The study, authored by Hyeyoon Jung from the New York Fed’s Research and Statistics Group, observes that FX derivatives are a “key tool for firms to hedge” due to what can be extremely high volatility, especially in emerging markets, and looks at the impact on the real economy when such hedging instruments are in short supply thanks to local regulation.
Jung uses South Korea as the basis for the study, following the country’s imposition of regulation that limits a bank’s ratio of FX derivative positions to equity capital.

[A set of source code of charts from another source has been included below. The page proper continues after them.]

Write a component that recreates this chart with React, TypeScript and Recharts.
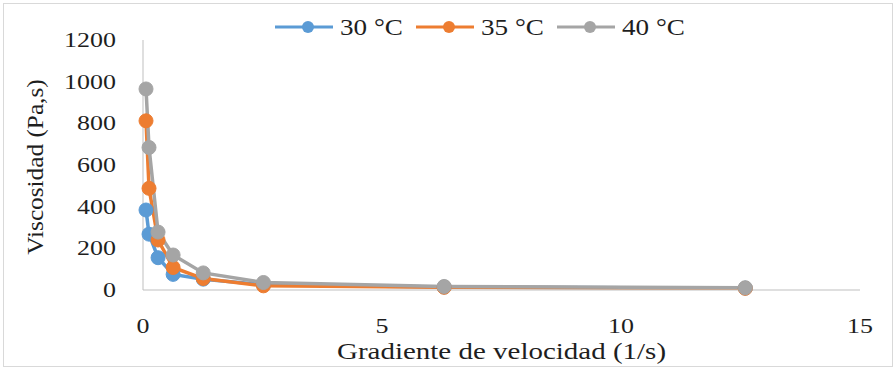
import React from 'react';
import { LineChart, Line, XAxis, YAxis, Label } from 'recharts';

const gradiente = [0.063, 0.126, 0.315, 0.63, 1.26, 2.52, 6.3, 12.6];
const visc30 = [384, 268, 155, 75, 52, 25, 14, 9];
const visc35 = [812, 488, 240, 108, 55, 20, 13, 8];
const visc40 = [965, 684, 278, 168, 82, 36, 17, 11];

const xTicks = [0, 5, 10, 15];
const yTicks = [0, 200, 400, 600, 800, 1000, 1200];

const series = [
  { key: 't30', name: '30 °C', color: '#5B9BD5' },
  { key: 't35', name: '35 °C', color: '#ED7D31' },
  { key: 't40', name: '40 °C', color: '#A5A5A5' },
];

const FONT = 'Liberation Serif';
const INK = '#1e1e1e';
// the original picture is a bit stretched sideways
const SX = 1.18;

const data = gradiente.map((x, i) => ({
  x,
  t30: visc30[i],
  t35: visc35[i],
  t40: visc40[i],
}));

function XTick(props: any) {
  const { x, y, payload } = props;
  return (
    <text x={0} y={0} transform={`translate(${x},${y + 37}) scale(${SX},1)`}
      textAnchor="middle" fontFamily={FONT} fontSize={22} fill={INK}>
      {payload.value}
    </text>
  );
}

function YTick(props: any) {
  const { x, y, payload } = props;
  return (
    <text x={0} y={0} transform={`translate(${x - 21},${y + 7}) scale(${SX},1)`}
      textAnchor="end" fontFamily={FONT} fontSize={22} fill={INK}>
      {payload.value}
    </text>
  );
}

function XTitle(props: any) {
  const { viewBox } = props;
  const cx = viewBox.x + viewBox.width / 2;
  return (
    <text x={0} y={0} transform={`translate(${cx},359) scale(1.26,1)`}
      textAnchor="middle" fontFamily={FONT} fontSize={23} fill={INK}>
      Gradiente de velocidad (1/s)
    </text>
  );
}

function YTitle(props: any) {
  const { viewBox } = props;
  const cy = viewBox.y + viewBox.height / 2 + 2;
  return (
    <text x={0} y={0} transform={`translate(43,${cy}) rotate(-90) scale(1.1,1)`}
      textAnchor="middle" fontFamily={FONT} fontSize={23} fill={INK}>
      Viscosidad (Pa,s)
    </text>
  );
}

function ChartLegend() {
  return (
    <div style={{ position: 'absolute', top: 14, left: 275, display: 'flex', alignItems: 'center' }}>
      {series.map((s) => (
        <div key={s.key} style={{ display: 'flex', alignItems: 'center', width: 141, height: 26 }}>
          <svg width={58} height={16} style={{ display: 'block' }}>
            <line x1={0} y1={8} x2={58} y2={8} stroke={s.color} strokeWidth={3} />
            <circle cx={33} cy={8} r={6} fill={s.color} />
          </svg>
          <span
            style={{
              marginLeft: 7, fontFamily: FONT, fontSize: 24, lineHeight: '26px', color: INK,
              display: 'inline-block', transform: 'scaleX(1.13)', transformOrigin: 'left center',
              whiteSpace: 'nowrap',
            }}
          >
            {s.name}
          </span>
        </div>
      ))}
    </div>
  );
}

export default function App() {
  return (
    <div style={{ position: 'absolute', top: 0, left: 0, width: 896, height: 369, background: '#fff' }}>
      <div style={{ position: 'absolute', top: 3, left: 3, width: 888, height: 362, border: '1px solid #d9d9d9' }} />
      <LineChart width={896} height={369} data={data} margin={{ top: 40, right: 36, bottom: 49, left: 60 }}>
        <XAxis
          dataKey="x"
          type="number"
          domain={[0, 15]}
          ticks={xTicks}
          height={30}
          tickLine={false}
          axisLine={{ stroke: '#bfbfbf' }}
          tick={<XTick />}
          tickMargin={0}
        >
          <Label content={<XTitle />} />
        </XAxis>
        <YAxis
          type="number"
          domain={[0, 1200]}
          ticks={yTicks}
          width={83}
          tickLine={false}
          axisLine={{ stroke: '#bfbfbf' }}
          tick={<YTick />}
          tickMargin={0}
        >
          <Label content={<YTitle />} />
        </YAxis>
        {series.map((s) => (
          <Line
            key={s.key}
            dataKey={s.key}
            name={s.name}
            type="linear"
            stroke={s.color}
            strokeWidth={3.5}
            dot={{ r: 7, fill: s.color, stroke: s.color, strokeWidth: 1 }}
            isAnimationActive={false}
          />
        ))}
      </LineChart>
      <ChartLegend />
    </div>
  );
}
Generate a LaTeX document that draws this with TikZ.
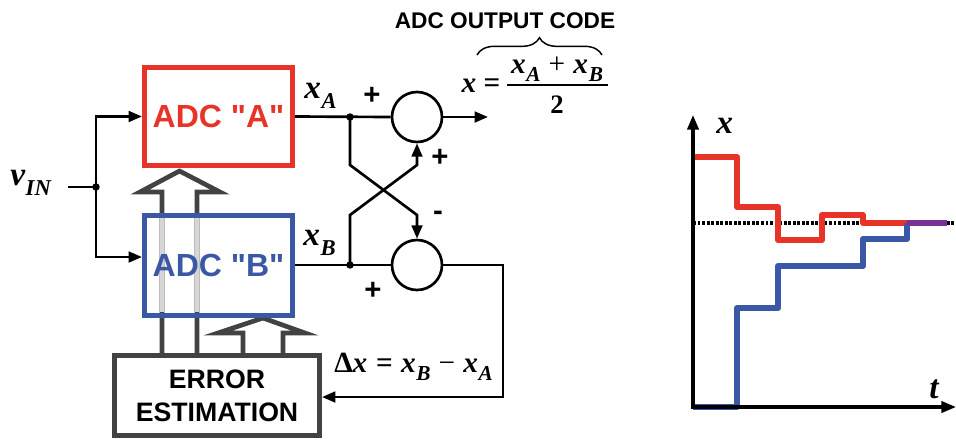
\documentclass[tikz,border=0pt]{standalone}
\usepackage{fontspec}
\setmainfont{Liberation Serif}
\newfontfamily\sansf{Liberation Sans}
\usetikzlibrary{arrows.meta,decorations.pathreplacing}
\definecolor{adcred}{RGB}{232,52,40}
\definecolor{adcblue}{RGB}{58,88,166}
\definecolor{dgray}{RGB}{66,66,66}
\definecolor{lgray}{RGB}{214,214,214}
\definecolor{adcpurple}{RGB}{122,48,150}
\newcommand\fs[1]{\fontsize{#1}{#1}\selectfont}
\newcommand\vx[5]{{\fs{#1}\bfseries\itshape #2\kern0.5pt\raisebox{-#5pt}{\fs{#3}#4}}}
\tikzset{
  wire/.style={line width=2pt, black},
  tip/.style={-{Triangle[length=10pt,width=8pt]}},
  blockbox/.style={draw, line width=3.75pt, inner sep=0pt, font=\sansf\bfseries\fs{24}},
  hollow/.style={draw=dgray, line width=3.5pt, line join=miter},
  sumnode/.style={circle, draw, line width=2pt, minimum size=37.5pt, inner sep=0pt},
  sign/.style={font=\sansf\bfseries\fs{22}, inner sep=0pt},
  stepline/.style={line width=4.4pt, line join=round},
}
\begin{document}
\begin{tikzpicture}[x=0.75pt,y=-0.75pt]
\useasboundingbox (0,0) rectangle (956,440);

% hollow arrows (drawn first)
\draw[hollow] (162,355) -- (162,192) -- (140,192) -- (179.5,171) -- (220,192) -- (197,192) -- (197,355);
\draw[lgray, line width=3.5pt] (162,218) -- (162,312);
\draw[lgray, line width=3.5pt] (197,218) -- (197,312);
\draw[hollow] (243,355) -- (243,333) -- (218,333) -- (263,318) -- (305,333) -- (283,333) -- (283,355);

% blocks
\node[blockbox, draw=adcred, text=adcred, minimum width=111pt, minimum height=73.5pt] (A) at (218.5,116.5) {ADC "A"};
\node[blockbox, draw=adcblue, text=adcblue, minimum width=111pt, minimum height=75pt] (B) at (218.5,265) {ADC "B"};
\node[blockbox, draw=dgray, text=black, minimum width=153.75pt, minimum height=60pt, align=center, font=\sansf\bfseries\fontsize{20}{25}\selectfont] (E) at (217,395.5) {ERROR\\ESTIMATION};

% summers
\node[sumnode] (sA) at (417,117) {};
\node[sumnode] (sB) at (417,265) {};

% junctions
\coordinate (vs) at (68,187);
\coordinate (vj) at (96,187);
\coordinate (jA) at (350,117);
\coordinate (jB) at (350,265);
\coordinate (out) at (488,117);

% labels
\node[anchor=base west, inner sep=0pt] (vin) at (10,185) {\vx{25}{v}{17}{IN}{7.5}};
\node[anchor=base west, inner sep=0pt] (xA) at (304,98) {\vx{25}{x}{17}{A}{7.5}};
\node[anchor=base west, inner sep=0pt] (xB) at (303,245) {\vx{25}{x}{17}{B}{7.5}};
\node[sign] (p1) at (372,96) {+};
\node[sign] (p2) at (440,158) {+};
\node[sign] (m1) at (438,216) {-};
\node[sign] (p3) at (373,291) {+};
\node[anchor=base west, inner sep=0pt] (dx) at (334,372) {{\fs{22}\bfseries Δ}\vx{22}{x}{16}{}{0}{\fs{22}\bfseries\;=\;}\vx{22}{x}{16}{B}{6}{\fs{22}\;−\;}\vx{22}{x}{16}{A}{6}};

% wires
\draw[wire] (vs) -- (vj);
\draw[wire, tip] (vj) |- (A.west);
\draw[wire, tip] (vj) |- ([yshift=6pt]B.west);
\draw[wire] (A.east) -- (sA.west);
\draw[wire] (B.east) -- (sB.west);
\draw[wire, tip] (sA.east) -- (out);
\draw[wire, tip] (jA) -- (350,165) -- (417,215) -- (sB.north);
\draw[wire, tip] (jB) -- (350,215) -- (417,165) -- (sA.south);
\draw[wire, tip] (sB.east) -- (503,265) -- (503,397) -- (E.east |- 0,397);
\fill (vj) circle (2.8pt);
\fill (jA) circle (2.8pt);
\fill (jB) circle (2.8pt);

% output code
\node[font=\sansf\bfseries\fs{17}] (title) at (505,21) {ADC OUTPUT CODE};
\draw[line width=1.1pt, decorate, decoration={brace, amplitude=13pt}] (477,55) -- (602,55);
\node[anchor=base, inner sep=0pt] (fx) at (469,92) {\fs{22}\bfseries\itshape x};
\node[anchor=base, inner sep=0pt] (feq) at (492,92) {\fs{22}\bfseries =};
\node[anchor=base, inner sep=0pt] (fnum) at (557,73) {\vx{22}{x}{16}{A}{6}{\fs{22}\;+\;}\vx{22}{x}{16}{B}{6}};
\draw[line width=1.2pt] (507,85) -- (608,85);
\node[anchor=base, inner sep=0pt] (fden) at (557,113) {\fs{20}\bfseries 2};

% graph
\draw[dash pattern=on 2.2pt off 1.2pt, line width=2.4pt] (693,223) -- (956,223);
\draw[stepline, adcred] (693,157) -| (737,207) -| (778,240) -| (822,215) -| (863,223) -- (907,223);
\draw[stepline, adcblue] (693,407) -| (737,308) -| (778,266) -| (863,239) -| (907,223);
\draw[stepline, adcpurple] (907,223) -- (947,223);
\draw[line width=2.3pt, -{Triangle[length=11pt,width=8.5pt]}] (693,408) -- (693,115);
\draw[line width=2.3pt, -{Triangle[length=11pt,width=8.5pt]}] (691,407) -- (956,407);
\node[anchor=base west, inner sep=0pt] (gx) at (716,133) {\fs{25}\bfseries\itshape x};
\node[anchor=base west, inner sep=0pt] (gt) at (929,398) {\fs{25}\bfseries\itshape t};
\end{tikzpicture}
\end{document}
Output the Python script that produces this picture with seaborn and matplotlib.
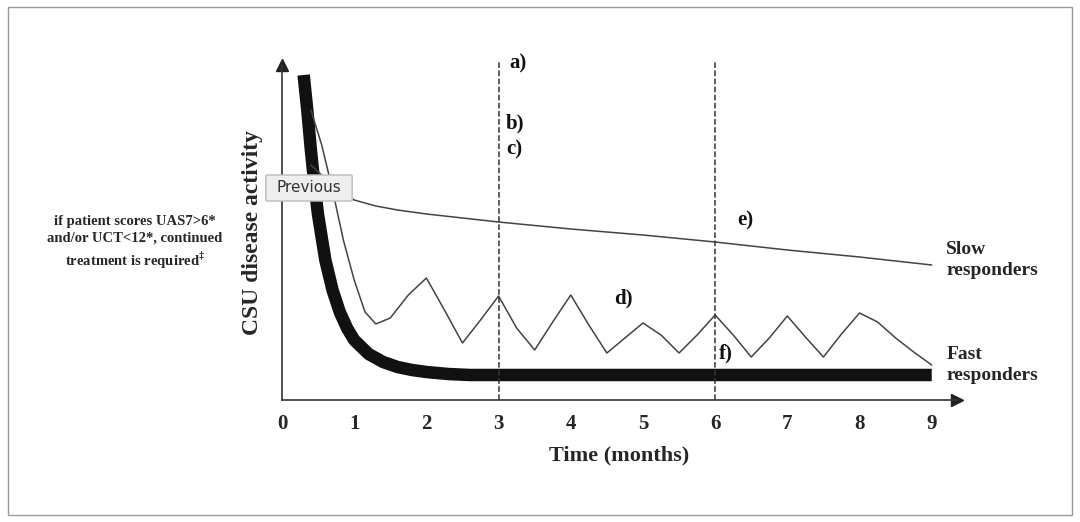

The paper notes the regulation was designed to discourage risk-taking by financial intermediaries., and once implemented, was binding for some banks but not others. This allows the author to compare the effects on these two groups of banks. By exploiting this quasi-natural experiment, the study finds the regulation caused a shortage of FX hedging instruments, thus making it harder for exporters to hedge, which in turn resulted in a substantial reduction in exports, especially for small firms that relied heavily on FX derivatives for hedging.
Initially, the study defines constrained (treatment) banks as those that needed to lower their FX derivative–capital ratio and unconstrained (control) banks as those that did not need to make such an adjustment when the regulation took effect. It shows that, prior to the regulation, the FX derivative positions of the treatment and control banks moved in parallel, however, after it was introduced, the treatment banks reduced their FX derivative positions “substantially” compared to the control banks, thus supporting the suggestion that the regulation caused a reduction in the FX derivative position of those banks.
There is a question over whether this finding is due to an increase in the hedging demand of firms that traded with unconstrained banks, as opposed to a decrease in the supply from constrained banks, which Jung then seeks to answer by isolating the two effects using FX derivative contract-level data.
By comparing the contracts of firms that are within the same industry and have similar characteristics, the study finds that exporters’ hedging with constrained banks declined more than hedging with unconstrained banks by 47%, suggesting that the regulation caused a reduction in the supply of FXD by constrained banks.
A third set of analyses aims at estimating the effect on the real economy. By using the reduction in the supply of FX derivatives as the exogenous shock, the study examines whether it affected firm exports, which are the primary source of exposure to FX risk. “I find that the firms that were more exposed to the shock reduced their exports by a greater amount after the shock,” Jung writes. “Moreover, the effect was concentrated on small exporters that were heavily reliant on FXD hedging. For a one-standard-deviation increase in a firm’s exposure to the regulatory shock transmitted by banks, export sales fell by 18.9% more for high-hedging firms than low-hedging firms.”